» **EXERCISE**
From the first line of the listing below, retype each line up to and including the one with "plt.rcParams['font.family'] = ['Liberation"; pictures stay out.

╔══

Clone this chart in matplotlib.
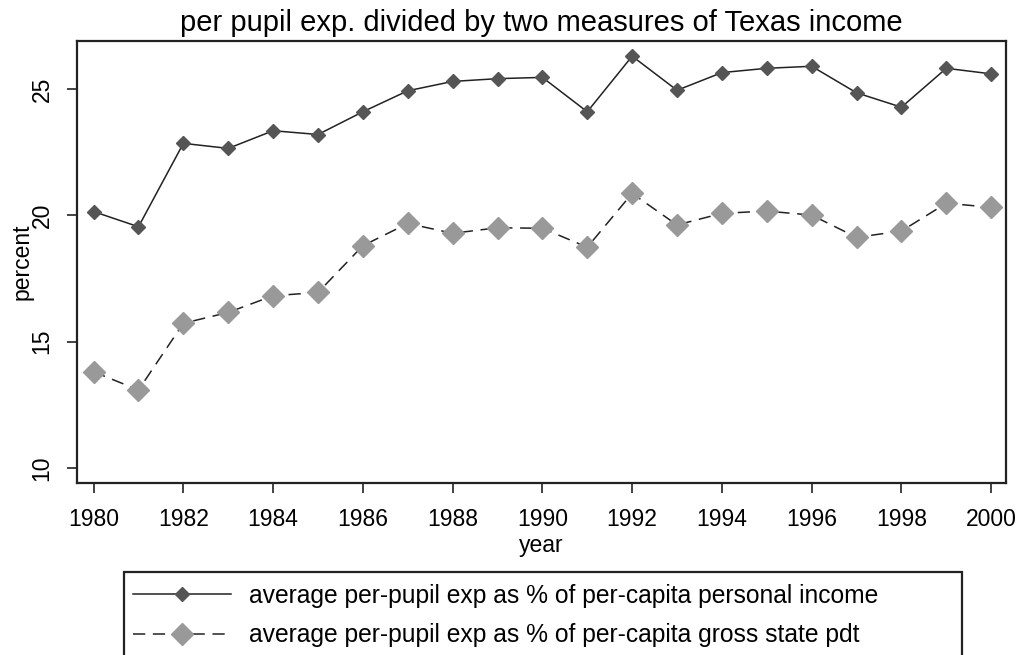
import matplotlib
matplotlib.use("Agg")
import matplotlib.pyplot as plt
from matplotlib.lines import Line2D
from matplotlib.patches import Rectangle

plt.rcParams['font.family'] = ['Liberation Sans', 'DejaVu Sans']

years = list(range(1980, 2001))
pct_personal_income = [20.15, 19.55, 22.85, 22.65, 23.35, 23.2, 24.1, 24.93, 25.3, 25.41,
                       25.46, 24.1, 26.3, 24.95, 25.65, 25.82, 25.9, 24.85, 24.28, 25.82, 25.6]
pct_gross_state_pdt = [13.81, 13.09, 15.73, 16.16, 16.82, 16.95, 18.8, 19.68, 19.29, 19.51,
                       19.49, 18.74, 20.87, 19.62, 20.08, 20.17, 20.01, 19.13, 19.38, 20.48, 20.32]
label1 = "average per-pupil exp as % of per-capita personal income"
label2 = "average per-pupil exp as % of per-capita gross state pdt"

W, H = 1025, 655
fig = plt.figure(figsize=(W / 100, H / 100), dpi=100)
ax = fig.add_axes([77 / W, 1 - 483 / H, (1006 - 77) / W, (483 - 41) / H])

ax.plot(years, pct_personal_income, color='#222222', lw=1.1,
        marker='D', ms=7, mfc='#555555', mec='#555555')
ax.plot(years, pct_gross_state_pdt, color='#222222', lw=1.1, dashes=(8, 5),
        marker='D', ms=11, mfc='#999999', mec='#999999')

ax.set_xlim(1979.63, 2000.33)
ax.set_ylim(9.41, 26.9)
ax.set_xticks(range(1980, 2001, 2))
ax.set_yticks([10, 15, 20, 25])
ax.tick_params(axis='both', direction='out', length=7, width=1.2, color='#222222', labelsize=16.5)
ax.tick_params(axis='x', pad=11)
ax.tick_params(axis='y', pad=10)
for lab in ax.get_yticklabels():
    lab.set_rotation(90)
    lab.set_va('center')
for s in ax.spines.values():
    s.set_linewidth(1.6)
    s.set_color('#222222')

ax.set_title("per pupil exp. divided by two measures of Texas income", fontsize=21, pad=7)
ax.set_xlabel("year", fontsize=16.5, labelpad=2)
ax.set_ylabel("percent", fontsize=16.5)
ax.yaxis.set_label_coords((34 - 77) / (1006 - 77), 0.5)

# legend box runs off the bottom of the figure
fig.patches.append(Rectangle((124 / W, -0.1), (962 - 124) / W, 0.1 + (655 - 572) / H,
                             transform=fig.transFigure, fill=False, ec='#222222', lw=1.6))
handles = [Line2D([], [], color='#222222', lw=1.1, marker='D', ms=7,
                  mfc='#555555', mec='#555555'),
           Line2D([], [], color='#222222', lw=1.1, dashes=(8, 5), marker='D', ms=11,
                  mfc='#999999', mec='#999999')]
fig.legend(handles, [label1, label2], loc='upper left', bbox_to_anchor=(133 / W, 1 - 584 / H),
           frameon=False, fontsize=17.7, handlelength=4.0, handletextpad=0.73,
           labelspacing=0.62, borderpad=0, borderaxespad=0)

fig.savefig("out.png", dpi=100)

╚══

» **EXERCISE SOLUTION**
Clone this chart in matplotlib.
import matplotlib
matplotlib.use("Agg")
import matplotlib.pyplot as plt
from matplotlib.lines import Line2D
from matplotlib.patches import Rectangle

plt.rcParams['font.family'] = ['Liberation Sans', 'DejaVu Sans']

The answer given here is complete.